Feeling unsafe after police officer hiring
I am a retired pastor who spent over 23 years guiding people to not only love God, but to also love others. When I decided to retire last year my friends and family said: Come to Jeffersonville, it’s a great place to live. Well, I heard them and moved to Jeffersonville. I have lived here exactly one week and what do I hear? A police officer has been hired who has a reputation for mistreating and racially profiling people of color (ex. Latino’s and African Americans). If this is accurate, then I suspect this community is not a safe environment for me or anyone else who could potentially be injured by this officer.
I wonder how many other officers who work in this community fit the profile of the officer accused of displaying bigoted and racist behavior. It seems this community is not safe for anyone not white. I didn’t move here to be and or hear of people being hurt physically or racially profiled by officers of the law (or anyone else). Maybe Jeffersonville is not a nice, safe, diverse community. If those who hired this officer knew of his alleged negative behavior and hired him anyway, well that tells me this may not be the community for me.
Oh, in case you are wondering, I am not only a retired pastor, but a sociologist as well. As a sociologist who has often been involved in testing theories on social issues by looking at groups, cultures, organizations, institutions, and other social processes that humans develop in society, I am wondering if persons who hired this officer have behaviors and thoughts similar to his. In other words, I am wondering if birds of a feather truly flock together. For those who hired this officer, I hope they care about all the persons who live in this community and not just a select few.
— the Rev. DESIREE CARTER
A Latina, African American and concerned citizen of this great community
Referenda belong in General Election
An open letter to: Indiana State Representative Ed Clere and Indiana State Senator Ron Grooms:
Floyd County is facing the prospect of another referendum for public school expenses. The publicized purpose, as you know, is enhanced protection from violence on our school campuses; a commendable purpose. The approach to this purpose is the questionable part.
Will the money be spent on a firm plan that is presented to the voters before the election, or will the money be procured and then spent at the unchallenged discretion of the school administration? An example is the $3-plus million soccer field that was not in the last referendum but was built with “leftover” money from the budget that was obviously made more than ample at the beginning.
Floyd County voters would support a practical, carefully conceived structure of safety measures, but might balk at the prospect of having hired consultants try to convince them to vote for vague, generalized platitudes. Why should we pay for consultants whose purpose is not to inform but to win votes by whatever means, when our electorate is quite capable of deciding if a plan is acceptable?
Another suspicious move that is too often employed is having the referendum on the Primary ballot instead of the General Election ballot, such as the maneuver employed by the school administration in the 2015 and 2016 primaries. In this particular case the argument will be that safety can’t wait. That is a valid argument that will be used by the same people who have allowed it to wait this long.
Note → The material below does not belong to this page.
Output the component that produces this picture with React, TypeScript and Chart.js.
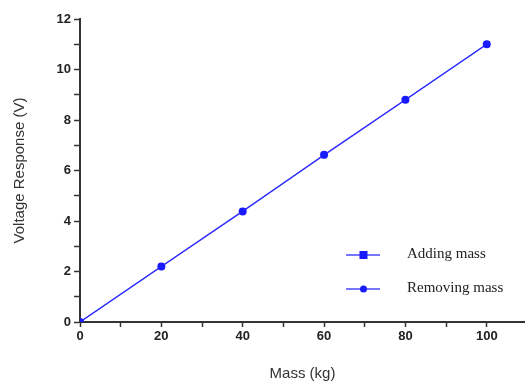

Given the urgency of this matter, we must note that the administration preferred to use the aforesaid $3.2 million to build a soccer field and postpone attention to our students’ safety.
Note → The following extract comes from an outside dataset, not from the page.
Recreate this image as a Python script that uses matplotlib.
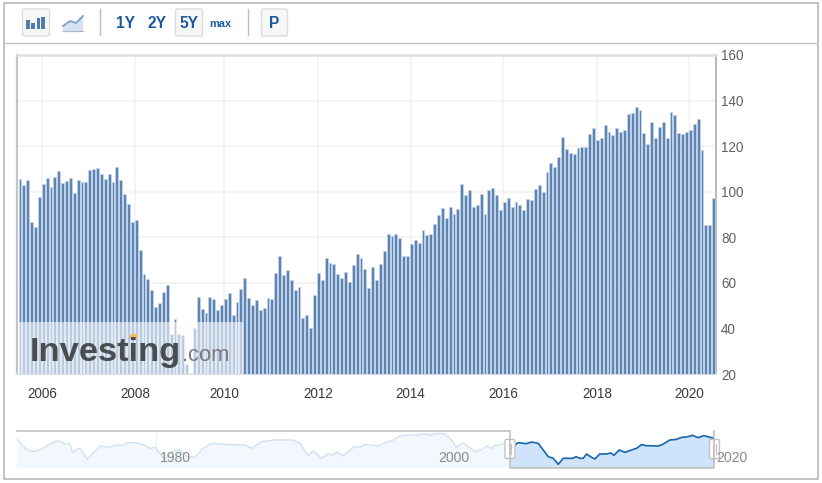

Using the Primary ballot instead of the General Election ballot for referenda may not meet the definition of voter suppression, but it certainly is voter avoidance. In this real world Primary voter turnout does not remotely compare with the General Election’s, which is what the administration is apparently counting on, with only 15 percent voter turnout compared to 55 percent for general elections. In view of this unfortunate fact our state Legislature should enact an overdue law requiring that referenda be on General Election ballots. The more voters employed in decision-making the better the public interest is served.
You men can make the voice of your people heard in our Legislature and leave a legacy to be proud of.